An exquisitely written book that combines meticulous historical research with elements of the supernatural and an independent, forward thinking young narrator in a time where women were expected to be nothing more that pretty decorations.

For all the shit that goes on in the 21st century, there’s still no other time in history I’d rather live – women’s rights progressively worsen the further back we go. (Unless we’re talking about the few, mystical matriarchal society’s that existed way back in the day.)

I found the historical information included in the book to be really interesting – it’s not info-dumped or bland and boring, but worked in the narrative to portray a rather authentic experience of women’s suffrage at the time. I think it’s an incredible time in history, and it’s inspired me to find out/read more about this fundamental step for women’s rights which we’ve too easily forgotten.

What these unbridled women lack is a thorough knowledge of the female brain. Two of my closest friends….two fine gentlemen educated at East Coast universities, both support the staggering wealth of scientific research that proves women were created for domestic duties alone, not higher thinking. A body built for childbearing and mothering is clearly a body meant to stay in the home. If females muddle their minds with politics and other matters confusing to a women’s head, they will abandon their wifely and motherly duties and inevitably trigger the downfall of American society. 

I was tickled pink at the mention of the bicycle bloomers – it was particularly cool to see how bicycles alone gave women the freedom to transport themselves independently. The quotations provided at the beginning were thought provoking, and it was horrifying to see how suffragettes were spoken about/treated by society at the time. These were rational women who simply wanted the same rights to vote as their male peers, but were dismissed either as hysterical or unfeminine and ‘not quite right’ i.e. wanting to be men.

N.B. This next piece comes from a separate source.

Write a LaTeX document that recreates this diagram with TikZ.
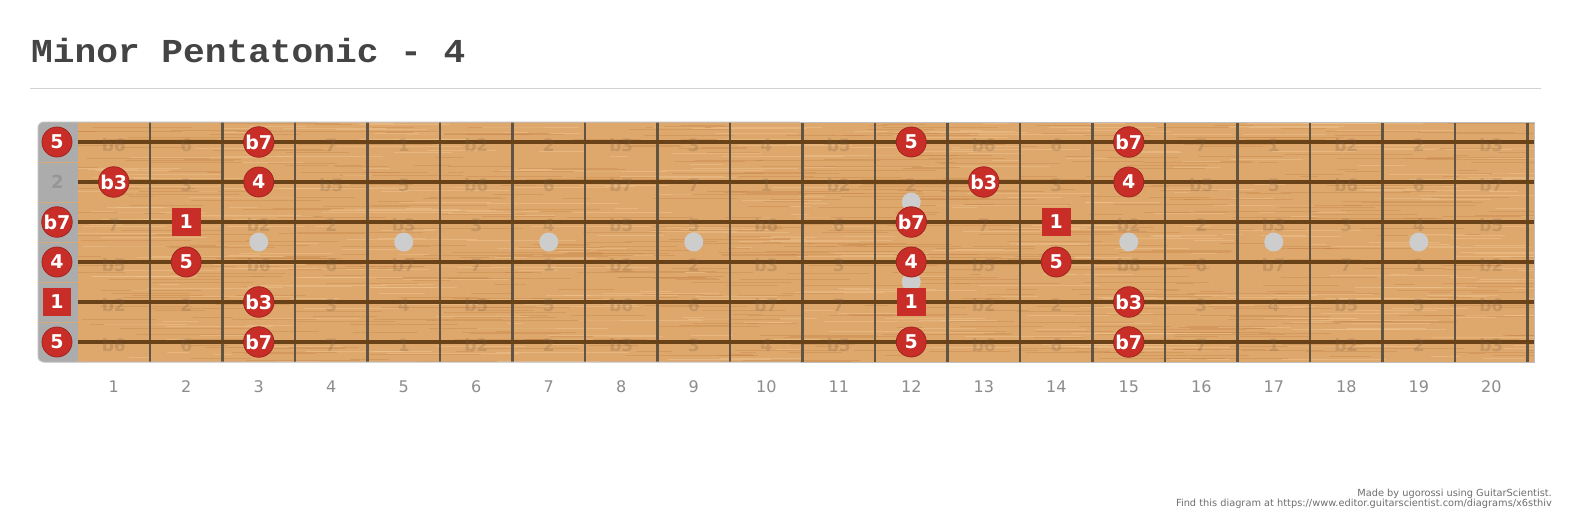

Olivia Mead is a great MC. She is funny, and smart, and caring. She’s also ambitious, independent and rational. She knows her own mind, and she will not be swayed by those who wish to control her and turn her into a meek and obedient specimen. She’s also awfully brave – to go against her father, to plot and plan a way out, to make her voice heard.

The romance made me want to scoop up both Olivia and Henri and pat them on the head and hide them where no one can ever hurt them again. Poor Henri has already suffered so much in his life, and we forget how incredibly young he really is. Unlike 99% of the men in the story, he is also respectful, a supporter of the suffrage fight and generally a lovely, decent boy who loves Olivia for who she is, not what he wants to mould her to be.

He snickered near my ear, and we both laughed like grammar school children all the way back to my street, drunk on moonbeams and speed and the incomparable exhilaration of hanging onto another person as if one’s life depended on it. 

The strong sisterhood depicted in the novel is fantastic – from Olivia’s friends Frannie and Kate, to the ailing Genevieve, and indeed, all the unnamed, unknown suffragettes who all band together and have each other’s backs -they support each other, and cover for each other if need be.

In short, another fantastic novel from Cat Winters. She has a gift for creating entertaining historical fiction with a paranormal elements and above all, a strong message that will have you thinking about the book long after you’ve put it down.